With the Senate Bill 1070 passed on April 23, 2010 by Jan Brewer, its (Republican) governor, the whole country has been divided on the subject of racial profiling, the violation of civil rights as we know it and rightly so, as this law moves away from the beliefs on which the nation of the United States came into being.
As demeaning as this law can turn out to be, especially for Mexicans and Hispanics as a whole, who can and will be checked for personal identification to prove that he or she is a citizen on the basis of mere suspicion, one can’t help but be reminded of the gradual erosion of rights that each citizen in the United States has had to trade away for ‘safety’ over the last few years.
Mexico, on the other hand, is also divided in its opinion as well. The politicians in Congress consider this law as fascistic and racist, while for the common man, this has turned out to be a reason to celebrate in watching the ones who ‘left the Motherland’ under the threat of constant scrutiny, although unnecessarily in some cases.

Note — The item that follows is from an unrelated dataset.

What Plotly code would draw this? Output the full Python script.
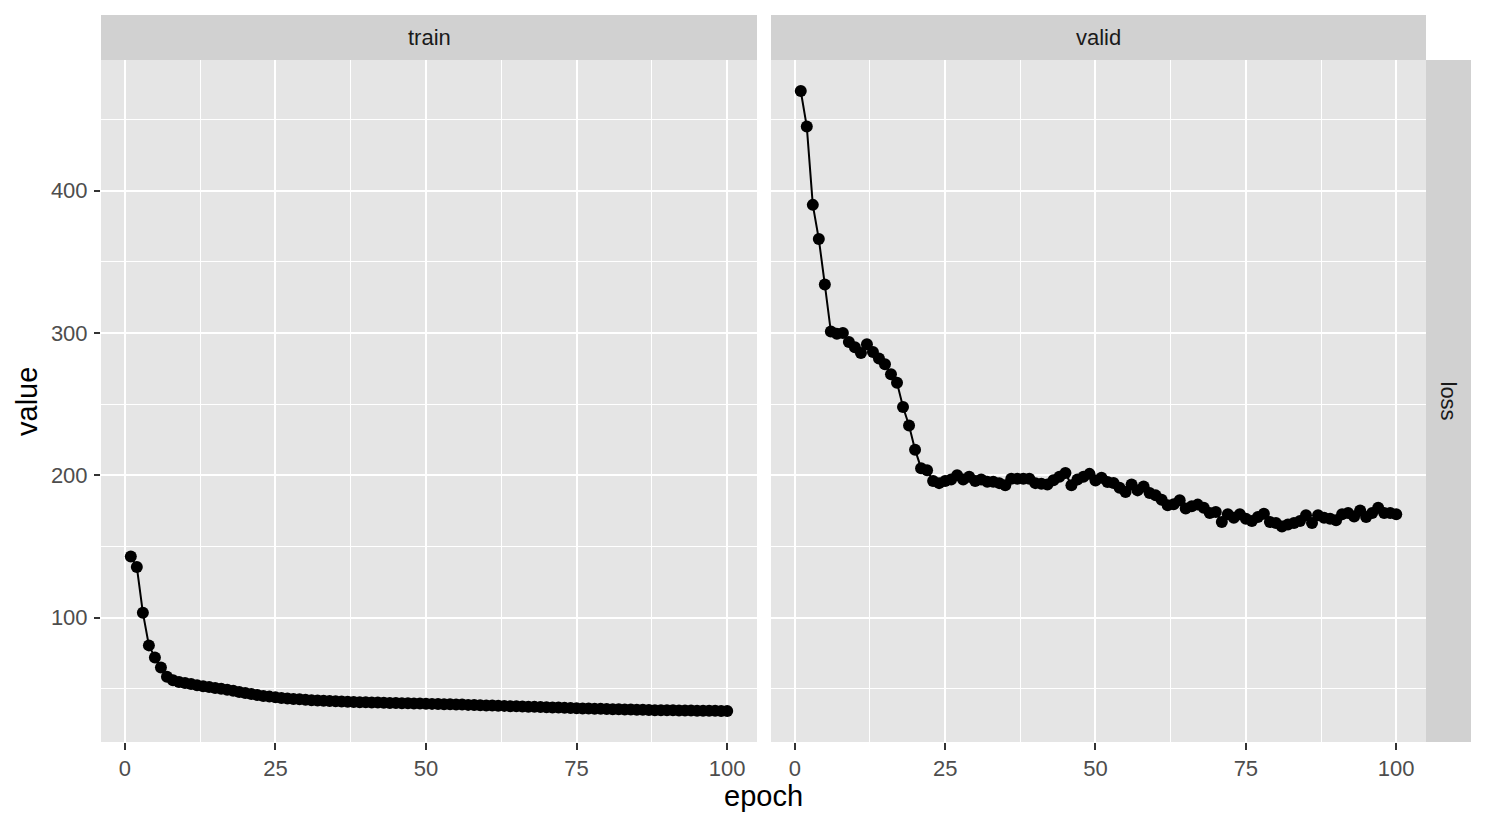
import plotly.graph_objects as go

epochs = list(range(1, 101))

train_loss = [
    143, 135.5, 103.5, 80.5, 72, 65, 58.5, 56, 54.7, 54,
    53.3, 52.5, 51.8, 51.2, 50.6, 50.1, 49.4, 48.6, 47.8, 47.1,
    46.4, 45.7, 45.0, 44.5, 44.0, 43.6, 43.2, 42.9, 42.6, 42.3,
    42.0, 41.8, 41.6, 41.4, 41.2, 41.0, 40.9, 40.8, 40.6, 40.5,
    40.4, 40.3, 40.2, 40.1, 40.0, 39.9, 39.8, 39.7, 39.6, 39.5,
    39.4, 39.3, 39.2, 39.1, 39.0, 38.9, 38.7, 38.6, 38.5, 38.3,
    38.2, 38.1, 38.0, 37.8, 37.7, 37.6, 37.4, 37.3, 37.2, 37.0,
    36.9, 36.8, 36.6, 36.5, 36.3, 36.2, 36.1, 36.0, 35.9, 35.8,
    35.7, 35.6, 35.5, 35.4, 35.3, 35.2, 35.1, 35.0, 34.95, 34.9,
    34.85, 34.8, 34.75, 34.7, 34.65, 34.6, 34.55, 34.5, 34.45, 34.4,
]

valid_loss = [
    470, 445, 390, 366, 334, 301, 299.5, 300, 293.6, 290,
    286, 292, 286.6, 282, 278, 271, 265, 248, 235, 218,
    205, 203.5, 196, 194.5, 196, 197, 200, 197, 199, 196,
    197, 195.5, 195.5, 194.5, 193, 197.6, 197.6, 197.6, 197.6, 194.5,
    194, 193.5, 196.5, 199, 201.6, 193, 197, 199, 201, 196.4,
    198.3, 195.3, 194.6, 191.3, 188.2, 193.6, 189.4, 192.2, 187.5, 185.9,
    182.9, 178.9, 179.6, 182.4, 176.6, 178.2, 179.4, 177.2, 173.5, 174.2,
    167.2, 172.6, 170.2, 172.6, 169.5, 167.9, 170.7, 173, 167.2, 166.5,
    164.1, 165.5, 166.5, 167.9, 171.9, 166.5, 171.9, 170.2, 169.5, 168.4,
    172.6, 173.5, 171.1, 175.3, 170.7, 173.5, 177.2, 173.5, 173.5, 172.6,
]

panel_labels = ["train", "valid"]
row_label = "loss"
x_ticks = [0, 25, 50, 75, 100]
x_minor = [12.5, 37.5, 62.5, 87.5]
y_ticks = [100, 200, 300, 400]
y_minor = [50, 150, 250, 350, 450]

W, H = 1486, 826
FONT = "Liberation Sans, Arial, Helvetica, sans-serif"
PANEL_BG = "#E5E5E5"
STRIP_BG = "#D1D1D1"
TICK_FS = 22
TITLE_FS = 29

# pixel layout
L1, R1 = 101, 757
L2, R2 = 771, 1426
TOP, BOT = 60, 742
STRIP_TOP = 15
RSTRIP_R = 1471


def px_x(p):
    return p / W


def px_y(p):
    return 1 - p / H


xmin, xmax = min(epochs), max(epochs)
xpad = (xmax - xmin) * 0.05
allv = train_loss + valid_loss
ymin, ymax = min(allv), max(allv)
ypad = (ymax - ymin) * 0.05

fig = go.Figure()
for i, vals in enumerate([train_loss, valid_loss]):
    fig.add_trace(go.Scatter(
        x=epochs, y=vals, mode="lines+markers",
        line=dict(color="black", width=2),
        marker=dict(color="black", size=12),
        xaxis="x" if i == 0 else "x2",
        yaxis="y" if i == 0 else "y2",
        showlegend=False, hoverinfo="x+y",
    ))

xcommon = dict(
    range=[xmin - xpad, xmax + xpad],
    tickvals=x_ticks, ticktext=[str(t) for t in x_ticks],
    showgrid=True, gridcolor="white", gridwidth=2,
    minor=dict(tickvals=x_minor, showgrid=True, gridcolor="white", gridwidth=1, ticks=""),
    zeroline=False, showline=False,
    ticks="outside", ticklen=7, tickwidth=2, tickcolor="#333333",
    tickfont=dict(family=FONT, size=TICK_FS, color="#4D4D4D"),
    automargin=False,
)
ycommon = dict(
    range=[ymin - ypad, ymax + ypad],
    tickvals=y_ticks, ticktext=[str(t) for t in y_ticks],
    showgrid=True, gridcolor="white", gridwidth=2,
    minor=dict(tickvals=y_minor, showgrid=True, gridcolor="white", gridwidth=1, ticks=""),
    zeroline=False, showline=False,
    automargin=False,
    domain=[px_y(BOT), px_y(TOP)],
)

fig.update_layout(
    width=W, height=H,
    margin=dict(l=0, r=0, t=0, b=0, pad=0),
    paper_bgcolor="white",
    plot_bgcolor=PANEL_BG,
    font=dict(family=FONT),
    xaxis=dict(**xcommon, domain=[px_x(L1), px_x(R1)], anchor="y"),
    xaxis2=dict(**xcommon, domain=[px_x(L2), px_x(R2)], anchor="y2"),
    yaxis=dict(**ycommon, anchor="x",
               ticks="outside", ticklen=6, tickwidth=2, tickcolor="#333333",
               ticklabelstandoff=2,
               tickfont=dict(family=FONT, size=TICK_FS, color="#4D4D4D")),
    yaxis2=dict(**ycommon, anchor="x2", matches="y",
                showticklabels=False, ticks=""),
)

shapes = []
for (l, r) in [(L1, R1), (L2, R2)]:
    shapes.append(dict(type="rect", xref="paper", yref="paper",
                       x0=px_x(l), x1=px_x(r), y0=px_y(TOP), y1=px_y(STRIP_TOP),
                       fillcolor=STRIP_BG, line=dict(width=0), layer="below"))
shapes.append(dict(type="rect", xref="paper", yref="paper",
                   x0=px_x(R2), x1=px_x(RSTRIP_R), y0=px_y(BOT), y1=px_y(TOP),
                   fillcolor=STRIP_BG, line=dict(width=0), layer="below"))
fig.update_layout(shapes=shapes)

ann = []
for lab, (l, r) in zip(panel_labels, [(L1, R1), (L2, R2)]):
    ann.append(dict(text=lab, xref="paper", yref="paper",
                    x=px_x((l + r) / 2), y=px_y((STRIP_TOP + TOP) / 2),
                    showarrow=False, xanchor="center", yanchor="middle",
                    font=dict(family=FONT, size=TICK_FS, color="#1A1A1A")))
ann.append(dict(text=row_label, xref="paper", yref="paper",
                x=px_x((R2 + RSTRIP_R) / 2), y=px_y((TOP + BOT) / 2),
                showarrow=False, textangle=90, xanchor="center", yanchor="middle",
                font=dict(family=FONT, size=TICK_FS, color="#1A1A1A")))
ann.append(dict(text="epoch", xref="paper", yref="paper",
                x=px_x((L1 + R2) / 2), y=px_y(796),
                showarrow=False, xanchor="center", yanchor="middle",
                font=dict(family=FONT, size=TITLE_FS, color="black")))
ann.append(dict(text="value", xref="paper", yref="paper",
                x=px_x(27), y=px_y(402),
                showarrow=False, textangle=-90, xanchor="center", yanchor="middle",
                font=dict(family=FONT, size=TITLE_FS, color="black")))
fig.update_layout(annotations=ann)

fig.write_html("out.html", config={"displayModeBar": False},
               post_script="document.body.style.margin='0';")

Even though Arizona and Mexico engage in serious trade, this law has come across as one “that assumes that every Mexican citizen may be harassed and questioned without reason”. And that is where the Mexican government has drawn the line.
While activists on this side of the border want the Mexican government to respond with stringent actions of their own, it still remains to be seen whether this law can exist in a time when freedom means more than ever.